**Data section**
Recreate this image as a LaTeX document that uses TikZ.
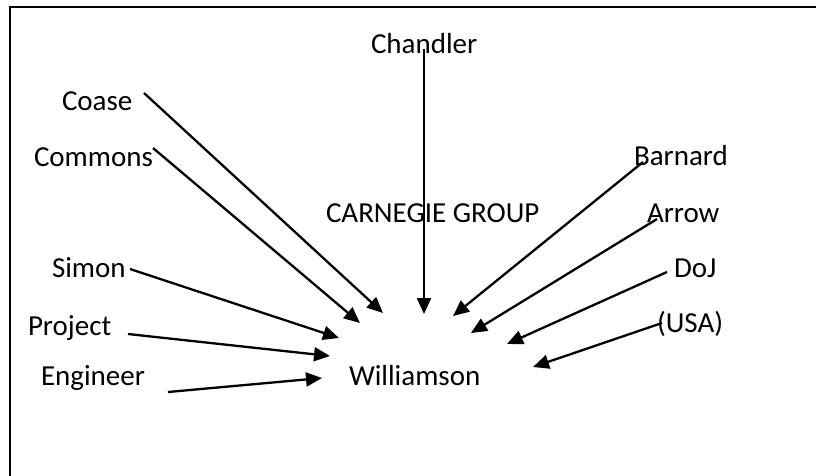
\documentclass[tikz,border=0pt]{standalone}
\usepackage{fontspec}
\setmainfont{Carlito}
\usetikzlibrary{arrows.meta}
\begin{document}
\begin{tikzpicture}[x=1pt,y=-1pt,
  label/.style={anchor=base west,inner sep=0pt,outer sep=0pt,
    font=\fontsize{29}{34}\selectfont},
  influence/.style={line width=2.3pt,-{Triangle[length=16pt,width=14pt]}}]
  \useasboundingbox (0,0) rectangle (816,475);
  % frame, open at right and bottom
  \draw[line width=2pt] (10,490) -- (10,6.5) -- (830,6.5);

  % names
  \node[label] (chandler)   at (371,53)  {Chandler};
  \node[label] (coase)      at (62,110)  {Coase};
  \node[label] (commons)    at (34,166)  {Commons};
  \node[label] (carnegie)   at (326,222) {CARNEGIE GROUP};
  \node[label] (simon)      at (52,277)  {Simon};
  \node[label] (project)    at (28,335)  {Project};
  \node[label] (engineer)   at (41,385)  {Engineer};
  \node[label] (williamson) at (349,385) {Williamson};
  \node[label] (barnard)    at (634,165) {Barnard};
  \node[label] (arrow)      at (647,222) {Arrow};
  \node[label] (doj)        at (674,277) {DoJ};
  \node[label] (usa)        at (657,332) {(USA)};

  % start points of the connectors
  \coordinate (sChandler) at (424,49);
  \coordinate (sCoase)    at (144,93);
  \coordinate (sCommons)  at (153,148);
  \coordinate (sSimon)    at (130,269);
  \coordinate (sProject)  at (128,334);
  \coordinate (sEngineer) at (168,392);
  \coordinate (sBarnard)  at (643,162);
  \coordinate (sArrow)    at (657,219);
  \coordinate (sDoj)      at (667,272);
  \coordinate (sUsa)      at (662,323);

  % arrow tips around Williamson
  \coordinate (tChandler) at (424,314);
  \coordinate (tCoase)    at (383,313);
  \coordinate (tCommons)  at (360,323);
  \coordinate (tSimon)    at (339,338);
  \coordinate (tProject)  at (330,356);
  \coordinate (tEngineer) at (322,378);
  \coordinate (tBarnard)  at (453,316);
  \coordinate (tArrow)    at (471,333);
  \coordinate (tDoj)      at (507,344);
  \coordinate (tUsa)      at (533,367);

  \foreach \n in {Chandler,Coase,Commons,Simon,Project,Engineer,Barnard,Arrow,Doj,Usa}
    \draw[influence] (s\n) -- (t\n);
\end{tikzpicture}
\end{document}
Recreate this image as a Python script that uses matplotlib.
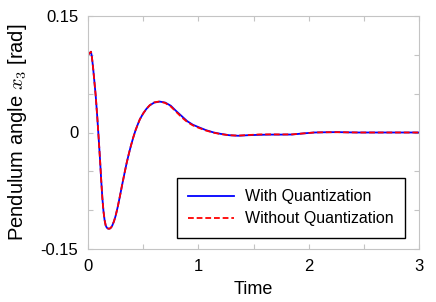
import matplotlib
matplotlib.use("Agg")
import matplotlib.pyplot as plt

# ---- data ----
t_quant = [0.0, 0.01, 0.02, 0.027, 0.035, 0.045, 0.055, 0.07, 0.085, 0.097,
           0.109, 0.12, 0.13, 0.14, 0.15, 0.16, 0.17, 0.18, 0.19, 0.2,
           0.21, 0.22, 0.235, 0.25, 0.27, 0.29, 0.31, 0.33, 0.35, 0.37,
           0.39, 0.41, 0.43, 0.45, 0.47, 0.50, 0.53, 0.56, 0.60, 0.65,
           0.70, 0.75, 0.80, 0.85, 0.90, 0.95, 1.00, 1.07, 1.14, 1.2,
           1.28, 1.36, 1.45, 1.55, 1.65, 1.75, 1.85, 1.95, 2.05, 2.15,
           2.26, 2.35, 2.45, 2.6, 2.8, 3.0]
y_quant = [0.1000, 0.1015, 0.1030, 0.1040, 0.0975, 0.0850, 0.0700, 0.0470, 0.0180, -0.0080,
           -0.0350, -0.0620, -0.0840, -0.1010, -0.1125, -0.1195, -0.1225, -0.1236, -0.1239, -0.1235,
           -0.1222, -0.1198, -0.1145, -0.1075, -0.0955, -0.0815, -0.0670, -0.0530, -0.0395, -0.0275,
           -0.0165, -0.0065, 0.0025, 0.0100, 0.0170, 0.0245, 0.0305, 0.0350, 0.0385, 0.0398,
           0.0385, 0.0345, 0.0275, 0.0210, 0.0145, 0.0100, 0.0070, 0.0030, 0.0000, -0.0017,
           -0.0035, -0.0042, -0.0035, -0.0030, -0.0027, -0.0027, -0.0026, -0.0012, 0.0000, 0.0003,
           0.0005, 0.0002, 0.0000, 0.0000, 0.0000, 0.0000]

t_noquant = list(t_quant)
y_noquant = [0.1000, 0.1015, 0.1030, 0.1040, 0.0975, 0.0850, 0.0700, 0.0470, 0.0180, -0.0080,
             -0.0350, -0.0620, -0.0840, -0.1010, -0.1125, -0.1195, -0.1225, -0.1236, -0.1239, -0.1235,
             -0.1222, -0.1198, -0.1145, -0.1075, -0.0955, -0.0815, -0.0670, -0.0530, -0.0395, -0.0275,
             -0.0165, -0.0065, 0.0025, 0.0100, 0.0170, 0.0245, 0.0305, 0.0352, 0.0388, 0.0400,
             0.0380, 0.0335, 0.0265, 0.0195, 0.0135, 0.0092, 0.0062, 0.0025, -0.0003, -0.0020,
             -0.0035, -0.0040, -0.0033, -0.0025, -0.0024, -0.0025, -0.0024, -0.0012, 0.0000, 0.0003,
             0.0004, 0.0002, 0.0000, 0.0000, 0.0000, 0.0000]

x_ticks = [0, 0.5, 1, 1.5, 2, 2.5, 3]
x_tick_labels = ["0", "", "1", "", "2", "", "3"]
y_ticks = [-0.15, -0.10, -0.05, 0.0, 0.05, 0.10, 0.15]
y_tick_labels = ["-0.15", "", "", "0", "", "", "0.15"]

series_labels = ["With Quantization", "Without Quantization"]

# ---- style ----
plt.rcParams["font.family"] = ["Liberation Sans", "DejaVu Sans"]
plt.rcParams["mathtext.fontset"] = "cm"

fig = plt.figure(figsize=(4.36, 3.02), dpi=100)
ax = fig.add_axes([88 / 436, 1 - 249 / 302, (419 - 88) / 436, (249 - 16) / 302])

ax.plot(t_quant, y_quant, color="#0000ff", lw=1.3, solid_joinstyle="round",
        label=series_labels[0])
ax.plot(t_noquant, y_noquant, color="#ff0000", lw=1.3, ls=(0, (3.2, 1.6)),
        label=series_labels[1])

ax.set_xlim(0, 3)
ax.set_ylim(-0.15, 0.15)
ax.set_xticks(x_ticks)
ax.set_xticklabels(x_tick_labels)
ax.set_yticks(y_ticks)
ax.set_yticklabels(y_tick_labels)

spine_col = "#c4c4c4"
for s in ax.spines.values():
    s.set_color(spine_col)
    s.set_linewidth(0.8)
ax.tick_params(axis="both", which="both", direction="in", length=3.5, width=0.8,
               color=spine_col, top=True, right=True, labelsize=12, pad=7,
               labelcolor="black")

ax.set_xlabel("Time", fontsize=13, labelpad=5)
ax.set_ylabel("Pendulum angle $x_3$ [rad]", fontsize=14.5, labelpad=8)

leg = ax.legend(loc="upper right", bbox_to_anchor=((405 - 88) / 331, (249 - 178) / 233),
                bbox_transform=ax.transAxes, borderaxespad=0, fontsize=11.5,
                handlelength=2.9, handletextpad=0.7, labelspacing=0.45,
                borderpad=0.7, fancybox=False, framealpha=1, edgecolor="black")
leg.get_frame().set_linewidth(1.0)

fig.savefig("out.png", dpi=100)
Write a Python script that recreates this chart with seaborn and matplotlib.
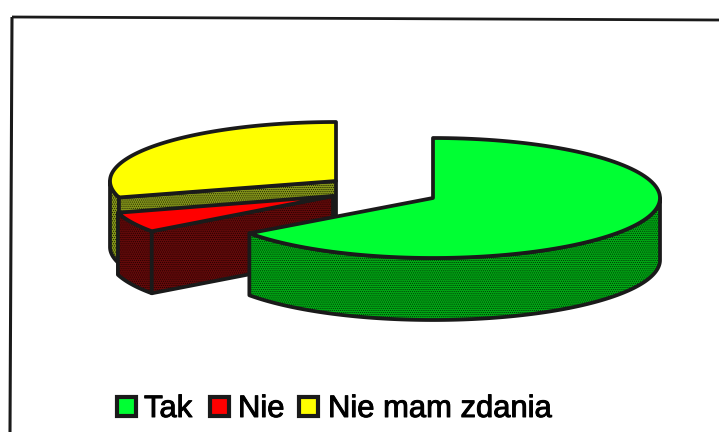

**Written task**
Copy out the records above in full, exactly as written, but not the pictures.

**Written reply**
Recreate this image as a LaTeX document that uses TikZ.
\documentclass[tikz,border=0pt]{standalone}
\usepackage{fontspec}
\setmainfont{Carlito}
\usetikzlibrary{arrows.meta}
\begin{document}
\begin{tikzpicture}[x=1pt,y=-1pt,
  label/.style={anchor=base west,inner sep=0pt,outer sep=0pt,
    font=\fontsize{29}{34}\selectfont},
  influence/.style={line width=2.3pt,-{Triangle[length=16pt,width=14pt]}}]
  \useasboundingbox (0,0) rectangle (816,475);
  % frame, open at right and bottom
  \draw[line width=2pt] (10,490) -- (10,6.5) -- (830,6.5);

  % names
  \node[label] (chandler)   at (371,53)  {Chandler};
  \node[label] (coase)      at (62,110)  {Coase};
  \node[label] (commons)    at (34,166)  {Commons};
  \node[label] (carnegie)   at (326,222) {CARNEGIE GROUP};
  \node[label] (simon)      at (52,277)  {Simon};
  \node[label] (project)    at (28,335)  {Project};
  \node[label] (engineer)   at (41,385)  {Engineer};
  \node[label] (williamson) at (349,385) {Williamson};
  \node[label] (barnard)    at (634,165) {Barnard};
  \node[label] (arrow)      at (647,222) {Arrow};
  \node[label] (doj)        at (674,277) {DoJ};
  \node[label] (usa)        at (657,332) {(USA)};

  % start points of the connectors
  \coordinate (sChandler) at (424,49);
  \coordinate (sCoase)    at (144,93);
  \coordinate (sCommons)  at (153,148);
  \coordinate (sSimon)    at (130,269);
  \coordinate (sProject)  at (128,334);
  \coordinate (sEngineer) at (168,392);
  \coordinate (sBarnard)  at (643,162);
  \coordinate (sArrow)    at (657,219);
  \coordinate (sDoj)      at (667,272);
  \coordinate (sUsa)      at (662,323);

  % arrow tips around Williamson
  \coordinate (tChandler) at (424,314);
  \coordinate (tCoase)    at (383,313);
  \coordinate (tCommons)  at (360,323);
  \coordinate (tSimon)    at (339,338);
  \coordinate (tProject)  at (330,356);
  \coordinate (tEngineer) at (322,378);
  \coordinate (tBarnard)  at (453,316);
  \coordinate (tArrow)    at (471,333);
  \coordinate (tDoj)      at (507,344);
  \coordinate (tUsa)      at (533,367);

  \foreach \n in {Chandler,Coase,Commons,Simon,Project,Engineer,Barnard,Arrow,Doj,Usa}
    \draw[influence] (s\n) -- (t\n);
\end{tikzpicture}
\end{document}
Recreate this image as a Python script that uses matplotlib.
import matplotlib
matplotlib.use("Agg")
import matplotlib.pyplot as plt

# ---- data ----
t_quant = [0.0, 0.01, 0.02, 0.027, 0.035, 0.045, 0.055, 0.07, 0.085, 0.097,
           0.109, 0.12, 0.13, 0.14, 0.15, 0.16, 0.17, 0.18, 0.19, 0.2,
           0.21, 0.22, 0.235, 0.25, 0.27, 0.29, 0.31, 0.33, 0.35, 0.37,
           0.39, 0.41, 0.43, 0.45, 0.47, 0.50, 0.53, 0.56, 0.60, 0.65,
           0.70, 0.75, 0.80, 0.85, 0.90, 0.95, 1.00, 1.07, 1.14, 1.2,
           1.28, 1.36, 1.45, 1.55, 1.65, 1.75, 1.85, 1.95, 2.05, 2.15,
           2.26, 2.35, 2.45, 2.6, 2.8, 3.0]
y_quant = [0.1000, 0.1015, 0.1030, 0.1040, 0.0975, 0.0850, 0.0700, 0.0470, 0.0180, -0.0080,
           -0.0350, -0.0620, -0.0840, -0.1010, -0.1125, -0.1195, -0.1225, -0.1236, -0.1239, -0.1235,
           -0.1222, -0.1198, -0.1145, -0.1075, -0.0955, -0.0815, -0.0670, -0.0530, -0.0395, -0.0275,
           -0.0165, -0.0065, 0.0025, 0.0100, 0.0170, 0.0245, 0.0305, 0.0350, 0.0385, 0.0398,
           0.0385, 0.0345, 0.0275, 0.0210, 0.0145, 0.0100, 0.0070, 0.0030, 0.0000, -0.0017,
           -0.0035, -0.0042, -0.0035, -0.0030, -0.0027, -0.0027, -0.0026, -0.0012, 0.0000, 0.0003,
           0.0005, 0.0002, 0.0000, 0.0000, 0.0000, 0.0000]

t_noquant = list(t_quant)
y_noquant = [0.1000, 0.1015, 0.1030, 0.1040, 0.0975, 0.0850, 0.0700, 0.0470, 0.0180, -0.0080,
             -0.0350, -0.0620, -0.0840, -0.1010, -0.1125, -0.1195, -0.1225, -0.1236, -0.1239, -0.1235,
             -0.1222, -0.1198, -0.1145, -0.1075, -0.0955, -0.0815, -0.0670, -0.0530, -0.0395, -0.0275,
             -0.0165, -0.0065, 0.0025, 0.0100, 0.0170, 0.0245, 0.0305, 0.0352, 0.0388, 0.0400,
             0.0380, 0.0335, 0.0265, 0.0195, 0.0135, 0.0092, 0.0062, 0.0025, -0.0003, -0.0020,
             -0.0035, -0.0040, -0.0033, -0.0025, -0.0024, -0.0025, -0.0024, -0.0012, 0.0000, 0.0003,
             0.0004, 0.0002, 0.0000, 0.0000, 0.0000, 0.0000]

x_ticks = [0, 0.5, 1, 1.5, 2, 2.5, 3]
x_tick_labels = ["0", "", "1", "", "2", "", "3"]
y_ticks = [-0.15, -0.10, -0.05, 0.0, 0.05, 0.10, 0.15]
y_tick_labels = ["-0.15", "", "", "0", "", "", "0.15"]

series_labels = ["With Quantization", "Without Quantization"]

# ---- style ----
plt.rcParams["font.family"] = ["Liberation Sans", "DejaVu Sans"]
plt.rcParams["mathtext.fontset"] = "cm"

fig = plt.figure(figsize=(4.36, 3.02), dpi=100)
ax = fig.add_axes([88 / 436, 1 - 249 / 302, (419 - 88) / 436, (249 - 16) / 302])

ax.plot(t_quant, y_quant, color="#0000ff", lw=1.3, solid_joinstyle="round",
        label=series_labels[0])
ax.plot(t_noquant, y_noquant, color="#ff0000", lw=1.3, ls=(0, (3.2, 1.6)),
        label=series_labels[1])

ax.set_xlim(0, 3)
ax.set_ylim(-0.15, 0.15)
ax.set_xticks(x_ticks)
ax.set_xticklabels(x_tick_labels)
ax.set_yticks(y_ticks)
ax.set_yticklabels(y_tick_labels)

spine_col = "#c4c4c4"
for s in ax.spines.values():
    s.set_color(spine_col)
    s.set_linewidth(0.8)
ax.tick_params(axis="both", which="both", direction="in", length=3.5, width=0.8,
               color=spine_col, top=True, right=True, labelsize=12, pad=7,
               labelcolor="black")

ax.set_xlabel("Time", fontsize=13, labelpad=5)
ax.set_ylabel("Pendulum angle $x_3$ [rad]", fontsize=14.5, labelpad=8)

leg = ax.legend(loc="upper right", bbox_to_anchor=((405 - 88) / 331, (249 - 178) / 233),
                bbox_transform=ax.transAxes, borderaxespad=0, fontsize=11.5,
                handlelength=2.9, handletextpad=0.7, labelspacing=0.45,
                borderpad=0.7, fancybox=False, framealpha=1, edgecolor="black")
leg.get_frame().set_linewidth(1.0)

fig.savefig("out.png", dpi=100)
Write a Python script that recreates this chart with seaborn and matplotlib.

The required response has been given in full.